I'm not a delegate, but
I have a table lamp that illuminates my whole room like my light and I can see pretty well with it, with the problem that Yellow and White are impossible to differentiate.
Now, if you know this and chose your colour scheme accordingly which gives you an advantage over competitors whom did not know that
Also, if the room is only partially illuminated and certain tables become better than others, that's also unfair


----------



## cbccubes (Apr 24, 2019)

Yeah, that’s the thing. How can you tell when you are able to distinguish yellow and white enough? I guess it just has to be real bright...


----------



## Lucas Garron (Apr 24, 2019)

cbccubes said:


> I’m not 100% sure what the WCA means when they say appropriate lighting. Like can it be white light, or yellow light, or what?

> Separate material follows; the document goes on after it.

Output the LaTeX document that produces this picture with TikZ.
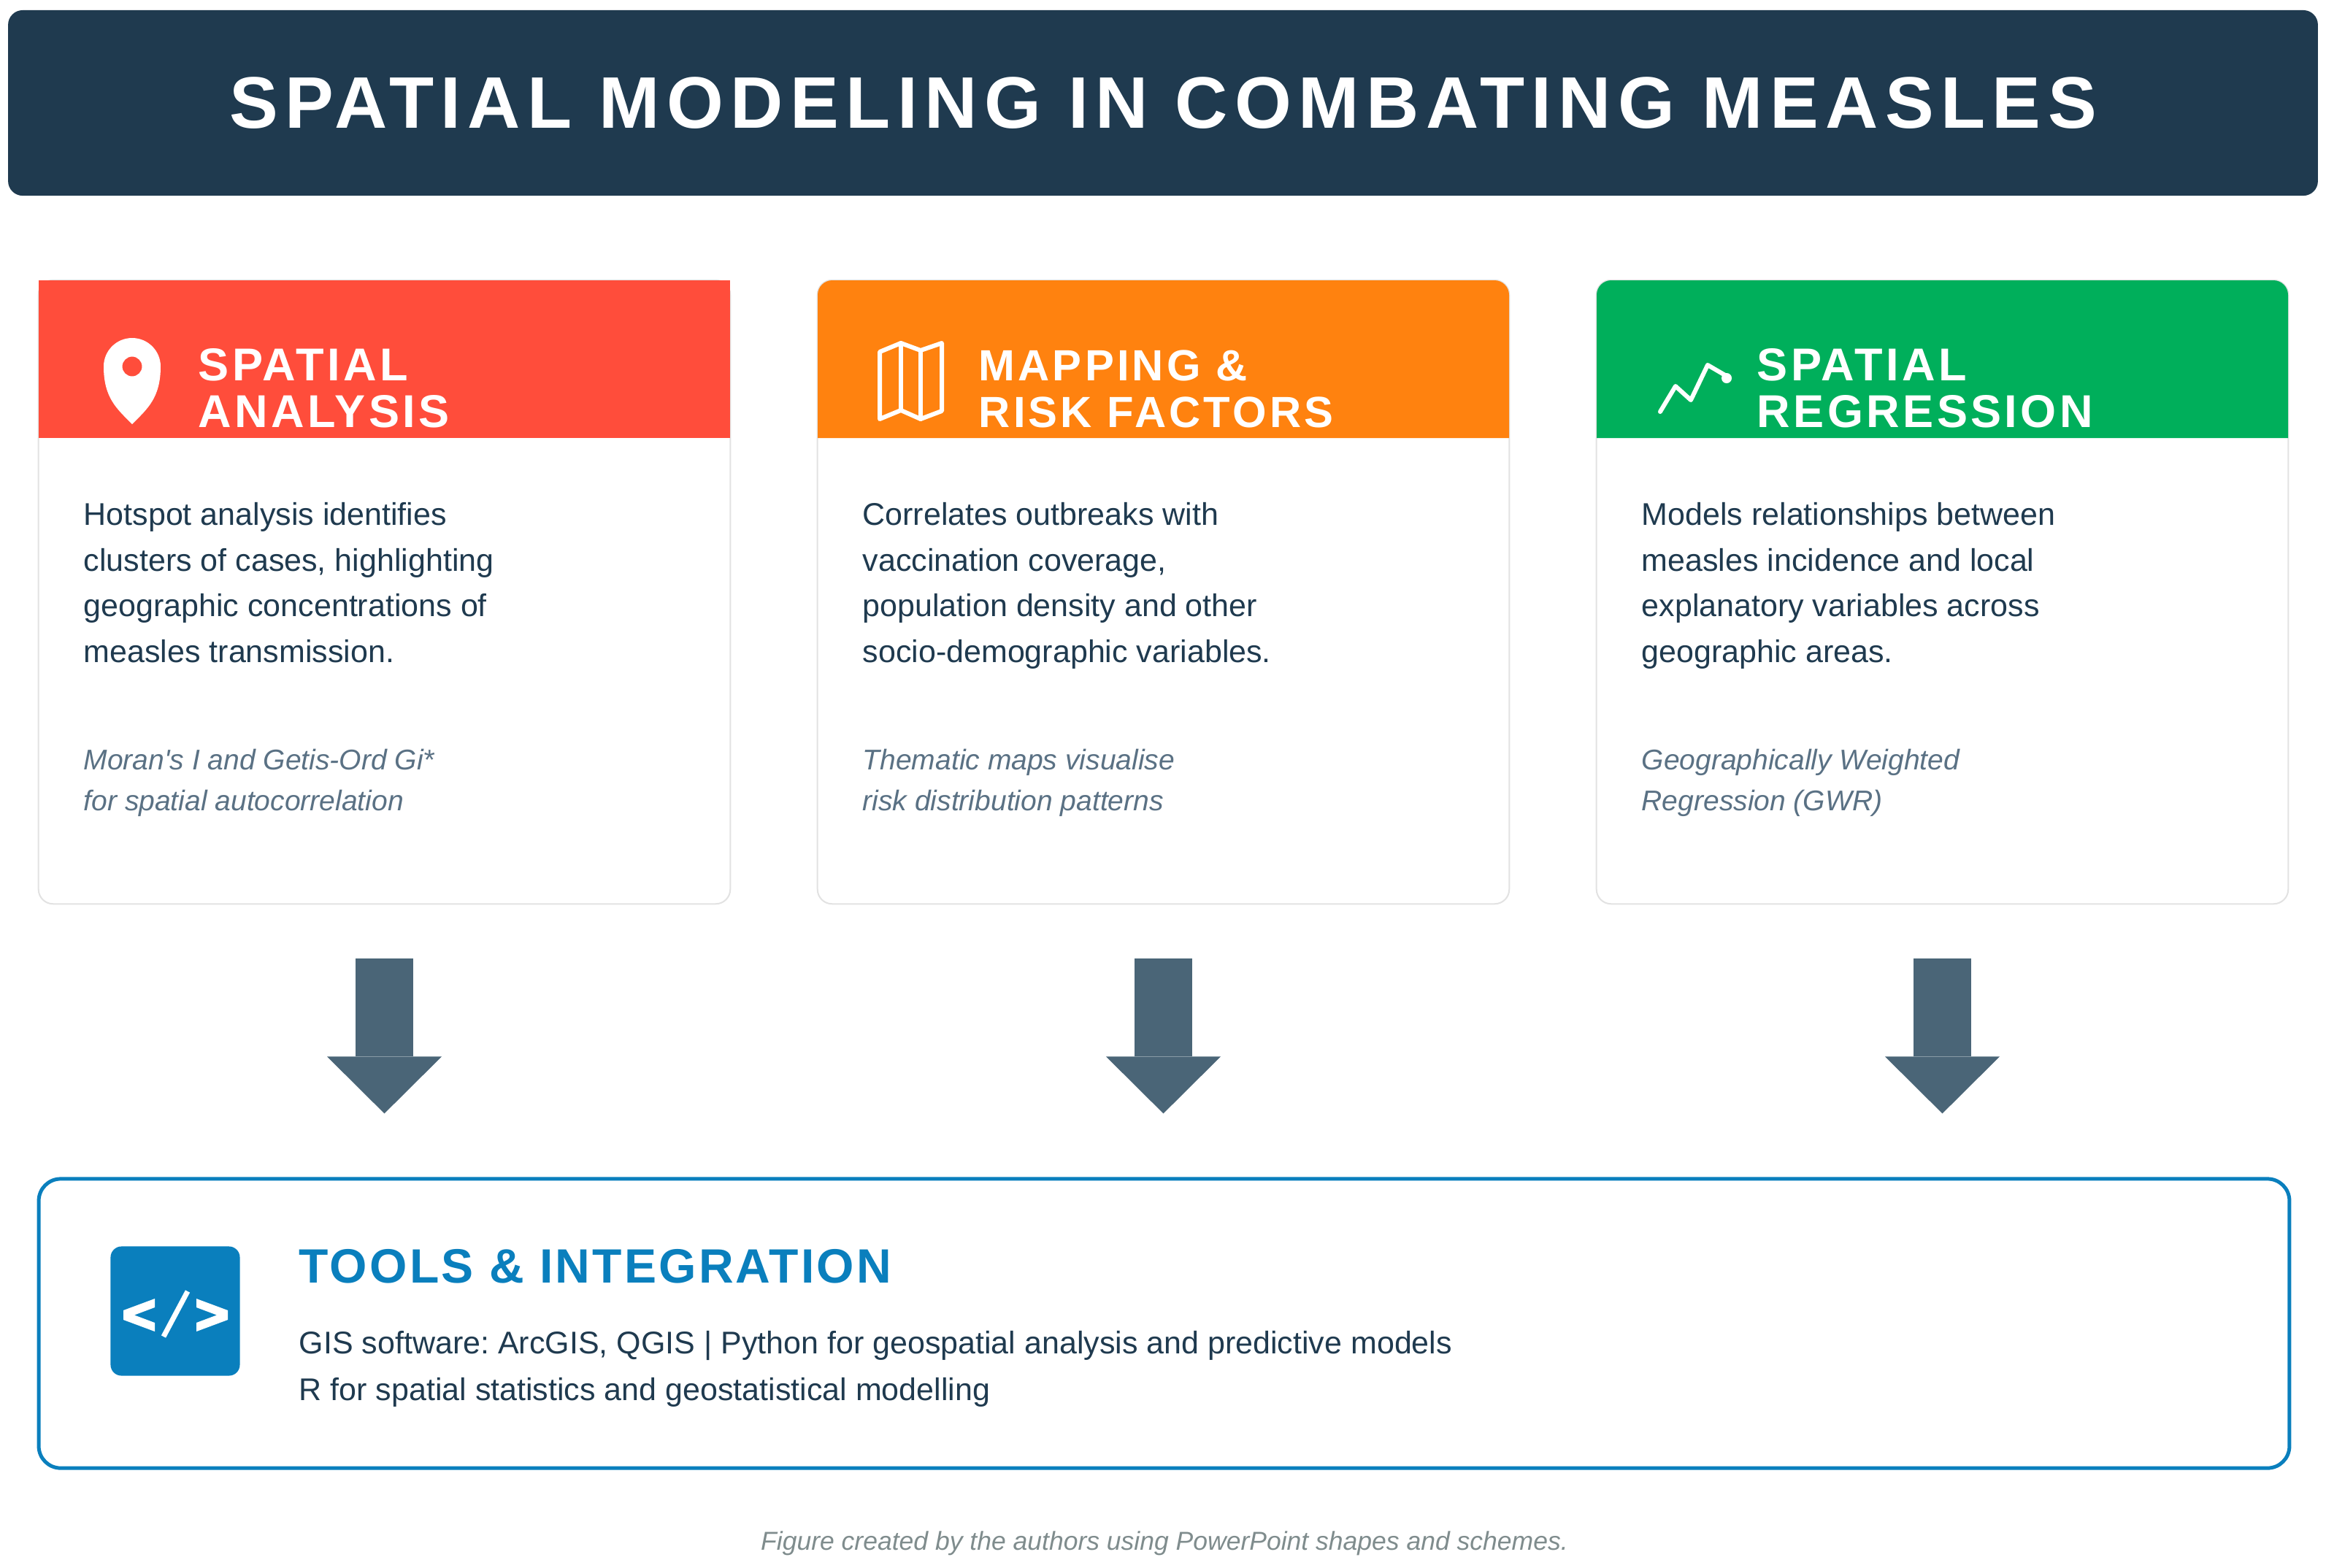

Hmm, where does it say "appropriate lighting"? I can't find a reference to it.

The Regulations state:


> 7c) Lighting of the competition area must be given special attention. Lighting should be neutral, such that competitors can easily differentiate among the colors on the puzzles.



I don't think it's possible to standardize lighting across competitions much more than that.


----------